Yikes, even as few as four drinks can provide fuel for up to 7 hours (our liver can only metabolize between 7-15 g/alcohol per hour).

Considering that 4 drinks is a pretty modest night for many individuals and very few people limit themselves to spirits or wine, then its conceivable that you can easily have 7+ hours of alcohol to metabolize IN ADDITION TO whatever glucose or fat you slam into the system.

Are you beginning to appreciate the magnitude of the issue?

Let’s revisit our 6 drinks in a night scenario. If you are a slow metabolizer of alcohol (7 g/hour) and begin drinking your 6 beers (78 g alcohol, 72 g carbohydrates) at 9 PM, you’ll still trying to get through the alcohol by 8 AM the next morning.

Toss in the extra glucose to contend with and you may be lucky to return to oxidizing stored body fat by some point around noon!

Of course, this presupposes that you didn’t stop in for pizza after the bar, didn’t decide that grabbing a McDonalds breakfast will sop up the remaining alcohol or decide that a “the hair of the dog that bit you” is the ideal hangover solution.

By way of comparison, if you have a relatively lower carbohydrate dinner around 7 PM, you’ll return to oxidizing fat by ~10 PM at the latest and will spend the entire night in a pro-fat burning state.

A Final Word

Obviously, the point of this post isn’t to convince you to never drink again. Frankly, you are all adults and can decide for yourselves whether alcohol is going to be part of your lifestyle.

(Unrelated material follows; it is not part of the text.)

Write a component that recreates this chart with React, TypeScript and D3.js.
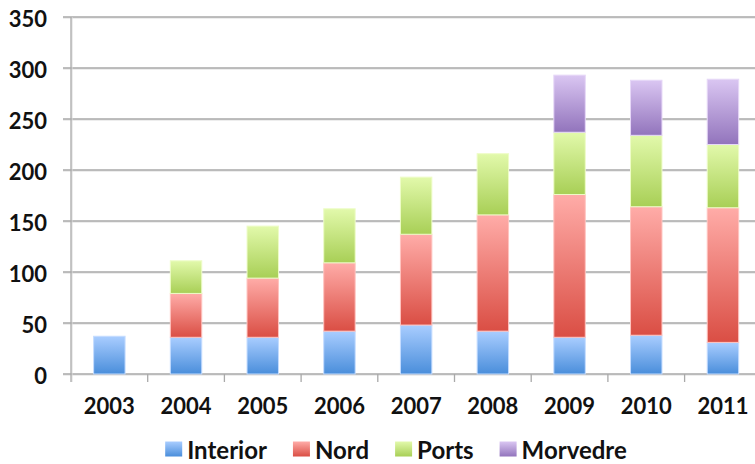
import React from "react";
import * as d3 from "d3";

const years = ["2003", "2004", "2005", "2006", "2007", "2008", "2009", "2010", "2011"];
const interior = [37, 36, 36, 42, 48, 42, 36, 38, 31];
const nord = [0, 43, 58, 67, 89, 114, 140, 126, 132];
const ports = [0, 32, 51, 53, 56, 60, 61, 70, 62];
const morvedre = [0, 0, 0, 0, 0, 0, 56, 54, 64];
const seriesNames = ["Interior", "Nord", "Ports", "Morvedre"];
const yTicks = [0, 50, 100, 150, 200, 250, 300, 350];

const colors = [
  { top: "#a9cdff", bottom: "#4a8edb", edge: "#c4dcff" },
  { top: "#ffaca8", bottom: "#da4e44", edge: "#ffc4c0" },
  { top: "#e2f9ab", bottom: "#a8cf56", edge: "#eefcc8" },
  { top: "#dac6f2", bottom: "#9274bc", edge: "#e6d8f7" },
];

const W = 755;
const H = 464;
const FONT = "Lato, 'Open Sans', sans-serif";

function textWidth(t: string, size: number) {
  if (typeof document === "undefined") return t.length * size * 0.55;
  const c = document.createElement("canvas").getContext("2d");
  if (!c) return t.length * size * 0.55;
  c.font = `bold ${size}px Lato`;
  return c.measureText(t).width;
}

export default function App() {
  const table = years.map((y, i) => ({
    year: y,
    Interior: interior[i],
    Nord: nord[i],
    Ports: ports[i],
    Morvedre: morvedre[i],
  }));
  const stacked = d3.stack<any>().keys(seriesNames)(table);

  const x = d3.scaleBand().domain(years).range([71, 761.3]).paddingInner(0.59).paddingOuter(0.295);
  const step = x.step();
  const y = d3.scaleLinear().domain([0, 350]).range([374, 17]);
  const plotLeft = 71;

  const legendSize = 24;
  const axisSize = 22;
  const items = seriesNames.map((n) => ({ n, w: 17 + 5 + textWidth(n, legendSize) }));
  const gap = 26;
  const totalW = d3.sum(items, (d) => d.w) + gap * (items.length - 1);
  let lx = 396 - totalW / 2;
  const legendItems = items.map((it) => {
    const r = { ...it, x: lx };
    lx += it.w + gap;
    return r;
  });

  return (
    <svg width={W} height={H} style={{ display: "block", position: "absolute", left: 0, top: 0 }}>
      <defs>
        {colors.map((c, i) => (
          <linearGradient key={i} id={`g${i}`} x1="0" y1="0" x2="0" y2="1">
            <stop offset="0%" stopColor={c.top} />
            <stop offset="100%" stopColor={c.bottom} />
          </linearGradient>
        ))}
      </defs>
      <rect x={0} y={0} width={W} height={H} fill="#fff" />
      {/* gridlines */}
      {yTicks.map((t) => (
        <g key={t}>
          <line x1={63} x2={W} y1={y(t) + 1} y2={y(t) + 1} stroke="#dcdcdc" strokeWidth={1} />
          <line x1={63} x2={W} y1={y(t)} y2={y(t)} stroke="#a9a9a9" strokeWidth={1.3} />
        </g>
      ))}
      {/* y axis */}
      <line x1={plotLeft + 1} x2={plotLeft + 1} y1={y(350)} y2={382} stroke="#dcdcdc" strokeWidth={1} />
      <line x1={plotLeft} x2={plotLeft} y1={y(350)} y2={382} stroke="#a9a9a9" strokeWidth={1.3} />
      {/* x ticks */}
      {years.map((yr, i) => {
        const tx = plotLeft + step * (i + 1);
        return <line key={yr} x1={tx} x2={tx} y1={374} y2={382} stroke="#a9a9a9" strokeWidth={1.3} />;
      })}
      {/* bars */}
      {stacked.map((s, si) =>
        s.map((d, i) => {
          const v = d[1] - d[0];
          if (v <= 0) return null;
          const yt = y(d[1]);
          const yb = y(d[0]);
          return (
            <rect
              key={`${si}-${i}`}
              x={(x(years[i]) as number)}
              y={yt}
              width={x.bandwidth()}
              height={yb - yt}
              fill={`url(#g${si})`}
              stroke={colors[si].edge}
              strokeWidth={1}
            />
          );
        })
      )}
      {/* y labels */}
      {yTicks.map((t) => (
        <text
          key={t}
          x={47}
          y={y(t) + 4}
          textAnchor="end"
          dominantBaseline="middle"
          fontFamily={FONT}
          fontWeight="bold"
          fontSize={axisSize}
          fill="#111"
        >
          {t}
        </text>
      ))}
      {/* x labels */}
      {years.map((yr) => (
        <text
          key={yr}
          x={(x(yr) as number) + x.bandwidth() / 2}
          y={414}
          textAnchor="middle"
          fontFamily={FONT}
          fontWeight="bold"
          fontSize={axisSize}
          fill="#111"
        >
          {yr}
        </text>
      ))}
      {/* legend */}
      {legendItems.map((it, i) => (
        <g key={it.n}>
          <rect x={it.x} y={441.5} width={17} height={15} fill={`url(#g${i})`} />
          <text
            x={it.x + 22}
            y={458.5}
            fontFamily={FONT}
            fontWeight="bold"
            fontSize={legendSize}
            fill="#111"
          >
            {it.n}
          </text>
        </g>
      ))}
    </svg>
  );
}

Rather I just wanted to highlight the choice you have to make between instant gratification and long-term health.

If you place more value on having a daily nightcap, then you’ll also have to accept the extra 5 lbs of fat that tends to accompany such a habit. A glass of wine might be good for the heart, but it’s not great for the waistline.

Conversely, if you place greater emphasis on seeing your abs year round, then you’ll definitely want to limit your forays into the world of alcohol to special occasions and opt for physique friendlier choices when you do.

Remember, when it comes to booze and having a beach body, you can’t have it both ways.